A bit of future gazing can sometimes provide a welcome escape from the humdrum of daily life, especially during a characteristically dark and dismal February. The ‘future of food’ was definitely on the menu this week.

It began on Tuesday evening, with the annual City Food Lecture delivered at London’s Guildhall. Christophe Jouan, Chief Executive of the Future Foundation delivered his view of the ‘Brave New World’ lying in wait for the food industry, with a presentation billed as “What, when and how we will be eating in 2025”.

By then, we’ll all have taken full control of our lives with new technologies tracking every aspect of our lives, including everything we eat and drink. This was hardly a thrilling prospect for the many cynical technophobes in his audience (including the author of this blog) who were quick to dismiss these notions as the fantasy world of the dinner tables in Islington and hipster cafés of Shoreditch. Neither did concepts such as ‘society of sobriety’ hold much appeal for many or ‘the rebalancing of the indulgence scale’, where guilt about what we eat will overtake ‘indulgence’.

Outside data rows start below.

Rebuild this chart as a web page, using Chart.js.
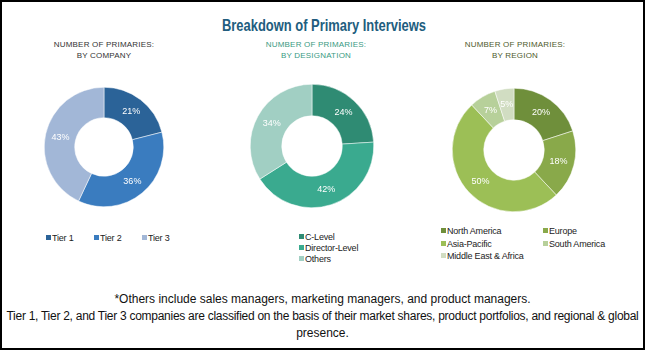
<!DOCTYPE html>
<html><head><meta charset="utf-8">
<script src="https://cdn.jsdelivr.net/npm/chart.js@4.4.0/dist/chart.umd.min.js"></script>
<style>
body{margin:0;width:645px;height:350px;position:relative;background:#fff;overflow:hidden;font-family:"Liberation Sans",Arial,sans-serif}
.abs{position:absolute;white-space:nowrap}
#frame{position:absolute;left:0;top:0;width:641px;height:346px;border:2px solid #000}
#title{top:16px;line-height:20px;font-weight:bold;font-size:17px;font-family:"Liberation Sans Narrow","Liberation Sans",sans-serif;color:#215d7e;transform-origin:0 50%}
.sub{font-size:8px;line-height:11px;text-align:center;width:200px;letter-spacing:0.2px}
.leg{font-size:9px;color:#222;line-height:11px;letter-spacing:-0.2px}
.sw{display:inline-block;width:5px;height:5px;margin-right:1px;vertical-align:1px}
.foot{left:0;width:645px;text-align:center;font-size:12px;color:#111;line-height:16px}
canvas{position:absolute}
</style></head>
<body>
<div id="frame"></div>
<div id="title" class="abs">Breakdown of Primary Interviews</div>
<div class="abs sub" style="left:4px;top:39px;color:#333">NUMBER OF PRIMARIES:<br>BY COMPANY</div>
<div class="abs sub" style="left:216px;top:39px;color:#3a9a82">NUMBER OF PRIMARIES:<br>BY DESIGNATION</div>
<div class="abs sub" style="left:415px;top:39px;color:#4e5a2c">NUMBER OF PRIMARIES:<br>BY REGION</div>

<canvas id="c1" width="120" height="120" style="left:44px;top:87px"></canvas>
<canvas id="c2" width="124" height="124" style="left:250px;top:84px"></canvas>
<canvas id="c3" width="124" height="124" style="left:452px;top:88px"></canvas>

<div id="leg1" class="abs leg" style="left:46px;top:233px"></div>
<div id="leg2" class="abs leg" style="left:299px;top:232px"></div>
<div id="leg3" class="abs leg" style="left:441px;top:226px"></div>

<div class="abs foot" style="top:291px">*Others include sales managers, marketing managers, and product managers.</div>
<div class="abs foot" style="top:308px;text-align:left;left:0;width:auto" id="foot2">Tier 1, Tier 2, and Tier 3 companies are classified on the basis of their market shares, product portfolios, and regional &amp; global</div>
<div class="abs foot" style="top:325px">presence.</div>

<script>
// ---- data ----
const companyLabels = ["Tier 1", "Tier 2", "Tier 3"];
const companyValues = [21, 36, 43];
const companyColors = ["#2b6398", "#3a7cbf", "#a2b7d7"];

const designationLabels = ["C-Level", "Director-Level", "Others"];
const designationValues = [24, 42, 34];
const designationColors = ["#2f8b73", "#3aaa8f", "#a1cfc3"];

const regionLabels = ["North America", "Europe", "Asia-Pacific", "South America", "Middle East & Africa"];
const regionValues = [20, 18, 50, 7, 5];
const regionColors = ["#6f8f3b", "#89a94a", "#9cbf56", "#b7d09a", "#d1ddc2"];

// ---- percentage labels plugin ----
const pctLabels = {
  id: 'pctLabels',
  afterDatasetsDraw(chart) {
    const ctx = chart.ctx;
    const meta = chart.getDatasetMeta(0);
    const vals = chart.data.datasets[0].data;
    ctx.save();
    ctx.fillStyle = '#ffffff';
    ctx.font = '9px "Liberation Sans", Arial, sans-serif';
    ctx.textAlign = 'center';
    ctx.textBaseline = 'middle';
    meta.data.forEach((arc, i) => {
      const p = arc.tooltipPosition(true);
      ctx.fillText(vals[i] + '%', p.x, p.y);
    });
    ctx.restore();
  }
};

function donut(id, labels, values, colors) {
  return new Chart(document.getElementById(id), {
    type: 'doughnut',
    data: { labels: labels, datasets: [{ data: values, backgroundColor: colors, borderColor: '#ffffff', borderWidth: 0.5, hoverOffset: 0 }] },
    options: {
      responsive: false, animation: false, cutout: '49%',
      layout: { padding: 0 },
      plugins: { legend: { display: false }, tooltip: { enabled: false } }
    },
    plugins: [pctLabels]
  });
}
donut('c1', companyLabels, companyValues, companyColors);
donut('c2', designationLabels, designationValues, designationColors);
donut('c3', regionLabels, regionValues, regionColors);

function legend(id, labels, colors, style) {
  const el = document.getElementById(id);
  labels.forEach((l, i) => {
    const d = document.createElement('div');
    d.style.cssText = style;
    d.innerHTML = '<span class="sw" style="background:' + colors[i] + '"></span>';
    d.appendChild(document.createTextNode(l));
    el.appendChild(d);
  });
}
legend('leg1', companyLabels, companyColors, 'display:inline-block;width:48px');
legend('leg2', designationLabels, designationColors, 'display:block');
document.getElementById('leg3').style.cssText += ';display:grid;grid-template-columns:102px 102px;grid-auto-rows:12.5px';
legend('leg3', regionLabels, regionColors, '');

// condense title to the reference width (narrow face)
const t = document.getElementById('title');
const tw = t.getBoundingClientRect().width;
const tTarget = 204;
t.style.left = ((645 - tTarget) / 2 + 1) + 'px';
t.style.transform = 'scaleX(' + (tTarget / tw) + ')';

// fit footnote line 2 to the reference width
const f2 = document.getElementById('foot2');
const target = 632;
const natural = f2.getBoundingClientRect().width;
const n = f2.textContent.length;
f2.style.letterSpacing = ((target - natural) / n) + 'px';
f2.style.left = ((645 - target) / 2) + 'px';
</script>
</body></html>
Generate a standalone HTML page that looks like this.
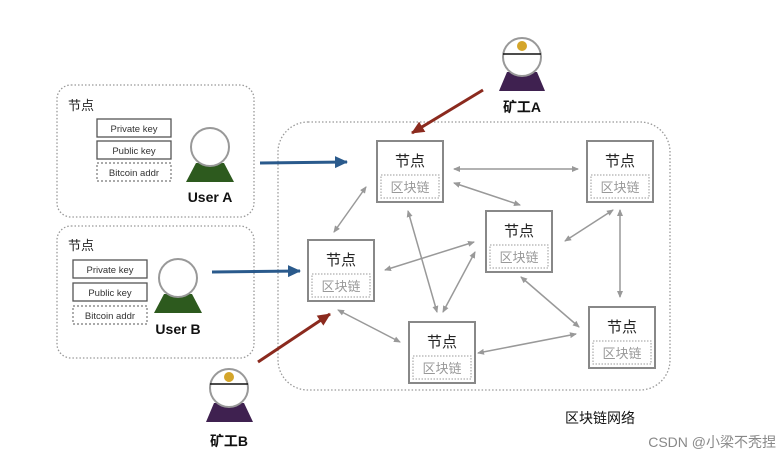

Jouan also forecast that ‘flexitarianism’ would take a greater hold in the years ahead. At one end of the spectrum, there are vegetarians and vegans and, at the other, there are those who will never moderate their meat consumption. In the middle, we’ll have a growing number of ‘flexitarians’, increasingly motivated by health and environmental considerations, who will reduce the amount of meat in some of their meals and eliminate it altogether in others.

However, all is not doom and gloom for meat producers, as less meat eaten in developed countries is likely to be offset by more meat consumed by increasing numbers of affluent consumers in the developing world.

Sales of convenience foods will grow, with more ‘healthier’ variants available, but most of us will still enjoy eating food and the foodservice industry will be challenged to deliver us ever more unique dining experiences in the future.

The growth of convenience foods was back on the agenda on Thursday, as the Food Standards Agency held their 'Our Food Future' conference, when it published findings from recent research undertaken to gain a better understanding of people’s concerns and priorities about their food.

Its research suggested that many of us have anxieties that the growth of convenience foods and the emergence of new sales channels, such as online and ‘food on the go’, will lead to a loss of ‘connection’ with our food and understanding of how it is produced. A balance needs to be struck between ‘a return to the old days’ and a ‘connectionless future’.

So, plenty to chew on but, for the moment, I’m afraid it’s back to the day job.